**WHAT TO WORK ON**
Print the lines that start the entries and continue through the one holding "import * as echarts from 'echarts';", please, exactly and with the pictures omitted.

**DATA TO PROCESS**
○ ○ ○ ○ ○ ○ ○
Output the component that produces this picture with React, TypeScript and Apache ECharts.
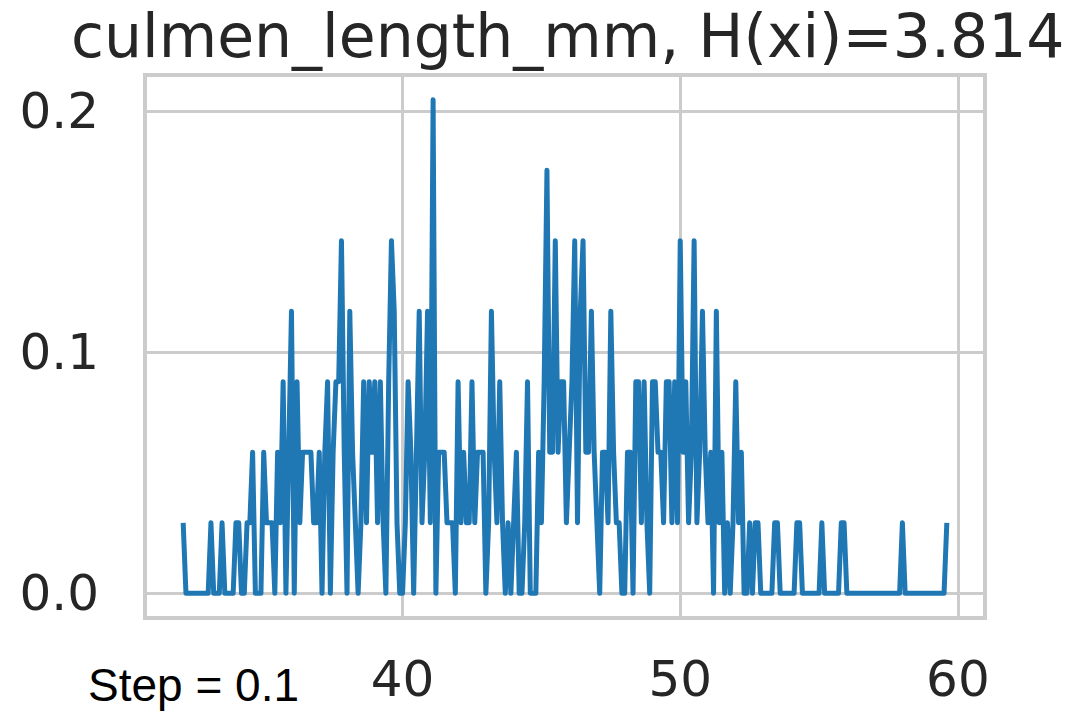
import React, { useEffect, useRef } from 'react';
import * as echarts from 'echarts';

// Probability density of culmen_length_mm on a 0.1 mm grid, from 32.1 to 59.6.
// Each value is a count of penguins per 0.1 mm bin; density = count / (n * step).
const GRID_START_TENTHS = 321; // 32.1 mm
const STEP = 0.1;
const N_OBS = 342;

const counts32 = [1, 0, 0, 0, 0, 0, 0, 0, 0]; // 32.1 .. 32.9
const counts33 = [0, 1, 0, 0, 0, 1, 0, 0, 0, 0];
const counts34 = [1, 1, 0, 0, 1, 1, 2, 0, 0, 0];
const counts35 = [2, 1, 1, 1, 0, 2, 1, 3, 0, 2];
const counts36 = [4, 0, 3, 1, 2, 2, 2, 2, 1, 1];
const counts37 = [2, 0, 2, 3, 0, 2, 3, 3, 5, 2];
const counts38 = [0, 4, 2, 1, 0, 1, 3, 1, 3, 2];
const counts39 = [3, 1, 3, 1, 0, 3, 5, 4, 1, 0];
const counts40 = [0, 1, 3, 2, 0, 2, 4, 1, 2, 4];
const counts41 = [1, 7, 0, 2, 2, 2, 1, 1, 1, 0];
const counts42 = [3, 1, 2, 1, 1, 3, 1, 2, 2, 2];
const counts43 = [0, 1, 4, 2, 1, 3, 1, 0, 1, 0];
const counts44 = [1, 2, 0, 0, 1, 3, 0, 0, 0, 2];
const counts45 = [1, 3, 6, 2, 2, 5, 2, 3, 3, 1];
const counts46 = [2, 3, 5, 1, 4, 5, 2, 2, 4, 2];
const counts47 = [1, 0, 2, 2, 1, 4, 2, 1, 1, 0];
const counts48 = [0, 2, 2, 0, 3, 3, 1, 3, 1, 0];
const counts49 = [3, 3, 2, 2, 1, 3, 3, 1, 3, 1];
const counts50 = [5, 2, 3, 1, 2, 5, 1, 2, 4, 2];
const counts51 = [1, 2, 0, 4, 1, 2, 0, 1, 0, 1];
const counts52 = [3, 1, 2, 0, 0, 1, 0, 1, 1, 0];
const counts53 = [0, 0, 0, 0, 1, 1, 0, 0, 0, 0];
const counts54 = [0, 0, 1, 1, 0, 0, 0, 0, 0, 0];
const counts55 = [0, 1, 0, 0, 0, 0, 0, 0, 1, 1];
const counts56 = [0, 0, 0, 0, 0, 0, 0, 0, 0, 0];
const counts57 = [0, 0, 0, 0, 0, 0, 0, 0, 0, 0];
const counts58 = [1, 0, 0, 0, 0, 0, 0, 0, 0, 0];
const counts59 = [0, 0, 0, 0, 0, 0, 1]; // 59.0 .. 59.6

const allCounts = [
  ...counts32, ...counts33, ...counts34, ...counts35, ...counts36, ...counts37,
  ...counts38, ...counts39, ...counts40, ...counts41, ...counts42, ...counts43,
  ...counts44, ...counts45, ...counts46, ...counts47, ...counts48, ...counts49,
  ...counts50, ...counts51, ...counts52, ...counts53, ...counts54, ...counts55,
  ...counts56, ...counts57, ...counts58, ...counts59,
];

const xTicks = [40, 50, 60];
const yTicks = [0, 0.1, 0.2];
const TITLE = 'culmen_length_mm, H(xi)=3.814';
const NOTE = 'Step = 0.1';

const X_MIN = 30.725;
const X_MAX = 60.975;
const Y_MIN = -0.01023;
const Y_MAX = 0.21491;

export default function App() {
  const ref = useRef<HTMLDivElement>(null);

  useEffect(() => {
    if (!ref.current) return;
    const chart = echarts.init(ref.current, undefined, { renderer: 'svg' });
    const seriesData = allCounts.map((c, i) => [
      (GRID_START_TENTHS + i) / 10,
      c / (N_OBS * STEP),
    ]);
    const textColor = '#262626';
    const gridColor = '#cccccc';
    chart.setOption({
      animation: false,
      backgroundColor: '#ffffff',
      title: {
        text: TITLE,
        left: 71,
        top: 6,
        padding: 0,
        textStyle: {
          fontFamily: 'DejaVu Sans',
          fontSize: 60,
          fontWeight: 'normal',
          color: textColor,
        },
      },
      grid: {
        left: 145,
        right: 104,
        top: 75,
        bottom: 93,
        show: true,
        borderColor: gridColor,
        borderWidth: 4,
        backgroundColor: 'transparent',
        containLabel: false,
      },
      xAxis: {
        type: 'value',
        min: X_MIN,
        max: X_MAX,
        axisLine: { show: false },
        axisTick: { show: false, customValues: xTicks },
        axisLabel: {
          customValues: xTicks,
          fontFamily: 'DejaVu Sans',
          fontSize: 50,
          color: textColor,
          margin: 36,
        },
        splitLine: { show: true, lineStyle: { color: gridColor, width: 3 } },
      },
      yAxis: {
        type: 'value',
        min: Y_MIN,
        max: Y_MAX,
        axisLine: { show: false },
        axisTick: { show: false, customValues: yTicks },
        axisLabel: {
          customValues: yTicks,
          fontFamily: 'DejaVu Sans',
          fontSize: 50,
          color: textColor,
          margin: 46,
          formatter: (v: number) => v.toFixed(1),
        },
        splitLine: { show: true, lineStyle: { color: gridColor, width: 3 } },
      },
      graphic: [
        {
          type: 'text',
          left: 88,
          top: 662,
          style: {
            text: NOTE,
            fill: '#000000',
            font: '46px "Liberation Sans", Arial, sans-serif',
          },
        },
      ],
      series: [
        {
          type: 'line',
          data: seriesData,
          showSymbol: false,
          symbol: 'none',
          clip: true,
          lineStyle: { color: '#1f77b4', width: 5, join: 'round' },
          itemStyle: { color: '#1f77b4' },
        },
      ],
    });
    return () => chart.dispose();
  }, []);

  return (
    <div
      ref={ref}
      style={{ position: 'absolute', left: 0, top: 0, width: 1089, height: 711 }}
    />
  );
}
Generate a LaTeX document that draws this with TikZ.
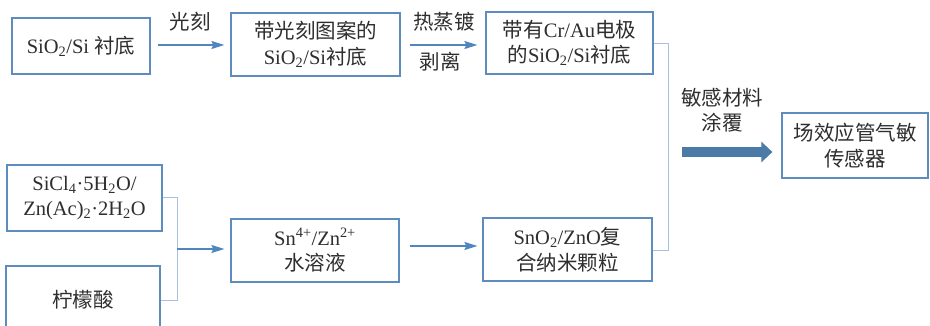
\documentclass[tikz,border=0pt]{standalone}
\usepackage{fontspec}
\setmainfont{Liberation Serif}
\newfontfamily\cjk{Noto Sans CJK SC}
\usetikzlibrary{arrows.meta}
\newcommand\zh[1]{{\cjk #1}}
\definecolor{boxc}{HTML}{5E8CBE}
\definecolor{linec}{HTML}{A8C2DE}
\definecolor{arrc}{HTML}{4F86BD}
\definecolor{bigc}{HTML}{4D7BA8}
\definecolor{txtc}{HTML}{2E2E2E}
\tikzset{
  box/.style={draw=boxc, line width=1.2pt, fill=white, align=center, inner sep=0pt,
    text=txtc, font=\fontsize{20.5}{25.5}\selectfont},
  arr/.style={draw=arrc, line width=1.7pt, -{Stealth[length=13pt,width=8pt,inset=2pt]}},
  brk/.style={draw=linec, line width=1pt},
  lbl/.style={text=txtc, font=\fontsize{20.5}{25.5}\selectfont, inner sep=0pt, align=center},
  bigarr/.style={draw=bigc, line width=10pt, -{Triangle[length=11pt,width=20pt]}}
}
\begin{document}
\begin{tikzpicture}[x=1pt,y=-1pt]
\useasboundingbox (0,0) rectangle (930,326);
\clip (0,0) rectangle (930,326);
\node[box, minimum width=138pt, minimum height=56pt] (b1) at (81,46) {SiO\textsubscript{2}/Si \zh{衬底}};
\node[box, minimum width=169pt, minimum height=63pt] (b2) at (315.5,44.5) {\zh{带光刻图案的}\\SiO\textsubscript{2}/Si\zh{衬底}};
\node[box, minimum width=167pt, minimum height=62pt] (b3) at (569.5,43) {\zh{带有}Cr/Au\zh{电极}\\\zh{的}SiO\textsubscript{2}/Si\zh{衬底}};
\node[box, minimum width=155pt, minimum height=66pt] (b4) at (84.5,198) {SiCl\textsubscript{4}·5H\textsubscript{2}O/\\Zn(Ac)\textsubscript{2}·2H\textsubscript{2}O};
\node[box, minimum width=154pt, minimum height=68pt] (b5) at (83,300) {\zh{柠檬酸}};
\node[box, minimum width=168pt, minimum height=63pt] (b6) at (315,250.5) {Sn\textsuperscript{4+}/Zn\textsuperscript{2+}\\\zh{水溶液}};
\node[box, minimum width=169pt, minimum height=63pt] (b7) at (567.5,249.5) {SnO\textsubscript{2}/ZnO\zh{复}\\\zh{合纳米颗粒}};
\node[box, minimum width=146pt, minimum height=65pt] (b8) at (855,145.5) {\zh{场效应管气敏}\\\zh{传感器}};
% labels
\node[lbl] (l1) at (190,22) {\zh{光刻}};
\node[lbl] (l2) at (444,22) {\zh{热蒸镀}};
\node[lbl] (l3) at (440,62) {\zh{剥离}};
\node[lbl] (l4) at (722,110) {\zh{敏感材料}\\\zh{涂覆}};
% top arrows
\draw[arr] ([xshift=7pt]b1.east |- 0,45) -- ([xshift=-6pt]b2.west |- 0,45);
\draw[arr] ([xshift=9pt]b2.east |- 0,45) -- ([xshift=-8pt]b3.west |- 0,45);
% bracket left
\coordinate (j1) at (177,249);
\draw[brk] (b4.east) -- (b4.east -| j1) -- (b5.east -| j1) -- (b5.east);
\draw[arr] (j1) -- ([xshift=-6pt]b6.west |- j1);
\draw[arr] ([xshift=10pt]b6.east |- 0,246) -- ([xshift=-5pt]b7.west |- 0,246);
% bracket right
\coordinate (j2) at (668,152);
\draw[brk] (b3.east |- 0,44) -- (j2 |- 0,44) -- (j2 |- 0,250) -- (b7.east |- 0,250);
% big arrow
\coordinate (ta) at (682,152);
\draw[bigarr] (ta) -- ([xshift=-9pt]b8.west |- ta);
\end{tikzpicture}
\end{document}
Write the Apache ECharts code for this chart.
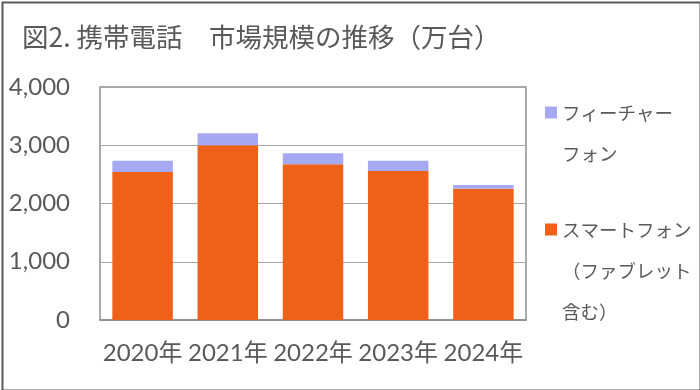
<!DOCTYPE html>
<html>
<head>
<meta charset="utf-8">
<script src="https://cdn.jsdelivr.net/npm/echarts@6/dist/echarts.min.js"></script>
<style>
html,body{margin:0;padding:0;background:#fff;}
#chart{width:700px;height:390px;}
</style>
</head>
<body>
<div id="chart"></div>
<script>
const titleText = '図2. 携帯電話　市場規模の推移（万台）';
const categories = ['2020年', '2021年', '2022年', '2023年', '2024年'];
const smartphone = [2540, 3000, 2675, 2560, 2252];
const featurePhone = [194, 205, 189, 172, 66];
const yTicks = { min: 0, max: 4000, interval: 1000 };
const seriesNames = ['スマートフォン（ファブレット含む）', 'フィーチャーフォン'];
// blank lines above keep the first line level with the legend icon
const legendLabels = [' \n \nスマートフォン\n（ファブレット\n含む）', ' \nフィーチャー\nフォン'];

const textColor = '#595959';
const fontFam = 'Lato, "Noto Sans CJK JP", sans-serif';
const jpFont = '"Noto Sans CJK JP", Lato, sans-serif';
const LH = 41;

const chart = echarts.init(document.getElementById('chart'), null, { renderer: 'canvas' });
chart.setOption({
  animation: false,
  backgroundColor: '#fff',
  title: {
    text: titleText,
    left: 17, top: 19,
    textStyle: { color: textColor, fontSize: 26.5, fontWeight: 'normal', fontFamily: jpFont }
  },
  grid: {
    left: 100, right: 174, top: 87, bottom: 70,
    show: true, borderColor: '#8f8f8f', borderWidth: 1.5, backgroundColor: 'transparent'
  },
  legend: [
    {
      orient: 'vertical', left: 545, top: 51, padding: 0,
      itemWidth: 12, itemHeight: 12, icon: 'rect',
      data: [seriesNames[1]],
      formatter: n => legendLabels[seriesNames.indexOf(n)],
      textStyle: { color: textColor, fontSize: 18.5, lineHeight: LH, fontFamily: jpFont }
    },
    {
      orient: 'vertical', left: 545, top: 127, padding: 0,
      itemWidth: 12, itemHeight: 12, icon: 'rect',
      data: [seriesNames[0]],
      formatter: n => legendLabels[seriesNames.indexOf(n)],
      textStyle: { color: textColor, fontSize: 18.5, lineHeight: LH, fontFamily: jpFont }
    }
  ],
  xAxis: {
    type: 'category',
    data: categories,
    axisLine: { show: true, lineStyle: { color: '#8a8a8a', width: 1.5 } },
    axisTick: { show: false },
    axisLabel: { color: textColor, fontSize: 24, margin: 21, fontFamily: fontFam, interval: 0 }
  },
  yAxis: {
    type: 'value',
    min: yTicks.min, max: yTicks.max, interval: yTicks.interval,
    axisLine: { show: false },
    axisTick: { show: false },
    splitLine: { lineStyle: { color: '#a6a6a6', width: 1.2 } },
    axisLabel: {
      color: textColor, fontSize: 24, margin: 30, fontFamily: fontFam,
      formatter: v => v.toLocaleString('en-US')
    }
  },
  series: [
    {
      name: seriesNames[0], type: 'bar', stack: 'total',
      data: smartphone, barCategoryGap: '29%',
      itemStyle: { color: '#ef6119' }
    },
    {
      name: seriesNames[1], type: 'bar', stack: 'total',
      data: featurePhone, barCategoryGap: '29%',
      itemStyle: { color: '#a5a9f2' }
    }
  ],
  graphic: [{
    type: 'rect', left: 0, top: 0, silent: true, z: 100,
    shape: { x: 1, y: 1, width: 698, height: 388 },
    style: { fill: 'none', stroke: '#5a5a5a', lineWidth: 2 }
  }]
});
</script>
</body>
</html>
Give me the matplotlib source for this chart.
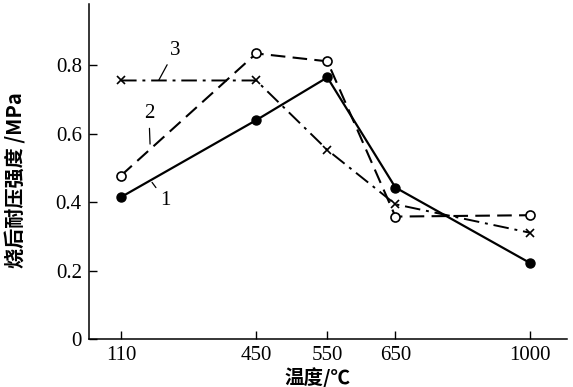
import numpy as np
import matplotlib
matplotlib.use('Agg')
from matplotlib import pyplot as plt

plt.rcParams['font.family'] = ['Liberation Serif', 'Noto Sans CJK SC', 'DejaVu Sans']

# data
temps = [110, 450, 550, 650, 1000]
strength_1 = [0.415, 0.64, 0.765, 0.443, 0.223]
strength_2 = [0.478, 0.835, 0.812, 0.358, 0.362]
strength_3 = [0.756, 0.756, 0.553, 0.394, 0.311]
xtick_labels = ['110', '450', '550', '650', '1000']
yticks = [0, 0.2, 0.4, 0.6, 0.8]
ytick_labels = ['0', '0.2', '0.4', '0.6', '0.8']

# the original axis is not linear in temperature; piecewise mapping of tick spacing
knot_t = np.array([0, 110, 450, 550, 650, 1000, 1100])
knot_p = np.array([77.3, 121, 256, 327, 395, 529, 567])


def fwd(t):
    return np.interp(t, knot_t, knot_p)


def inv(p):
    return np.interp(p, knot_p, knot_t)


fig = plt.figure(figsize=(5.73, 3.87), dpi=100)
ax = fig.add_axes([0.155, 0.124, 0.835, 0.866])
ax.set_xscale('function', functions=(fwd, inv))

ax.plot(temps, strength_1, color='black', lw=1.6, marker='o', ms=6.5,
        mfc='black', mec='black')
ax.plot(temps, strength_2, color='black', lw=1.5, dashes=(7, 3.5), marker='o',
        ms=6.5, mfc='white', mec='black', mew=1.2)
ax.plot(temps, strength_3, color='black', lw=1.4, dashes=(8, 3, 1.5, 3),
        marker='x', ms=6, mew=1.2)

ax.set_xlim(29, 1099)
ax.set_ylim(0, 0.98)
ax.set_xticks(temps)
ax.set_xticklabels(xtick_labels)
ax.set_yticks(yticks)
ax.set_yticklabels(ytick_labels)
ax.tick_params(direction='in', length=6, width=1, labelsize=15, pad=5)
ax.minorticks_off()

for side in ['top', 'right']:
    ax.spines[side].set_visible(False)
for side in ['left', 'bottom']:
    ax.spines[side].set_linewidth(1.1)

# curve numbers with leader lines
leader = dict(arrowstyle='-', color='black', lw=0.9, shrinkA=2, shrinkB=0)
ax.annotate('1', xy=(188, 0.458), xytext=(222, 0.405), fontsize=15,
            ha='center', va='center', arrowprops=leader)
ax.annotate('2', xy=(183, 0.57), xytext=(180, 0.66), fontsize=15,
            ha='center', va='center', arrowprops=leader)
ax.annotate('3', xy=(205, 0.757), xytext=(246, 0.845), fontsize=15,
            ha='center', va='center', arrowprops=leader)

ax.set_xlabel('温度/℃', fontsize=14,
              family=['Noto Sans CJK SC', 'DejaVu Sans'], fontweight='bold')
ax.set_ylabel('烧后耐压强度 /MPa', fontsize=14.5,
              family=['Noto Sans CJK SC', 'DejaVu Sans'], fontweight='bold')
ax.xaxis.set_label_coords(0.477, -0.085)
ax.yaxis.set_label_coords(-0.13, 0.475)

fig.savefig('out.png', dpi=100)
○ ○ ○ ○ ○ ○ ○
**WRITTEN ANSWER**
Output the component that produces this picture with React, TypeScript and Apache ECharts.
import React, { useEffect, useRef } from 'react';
import * as echarts from 'echarts';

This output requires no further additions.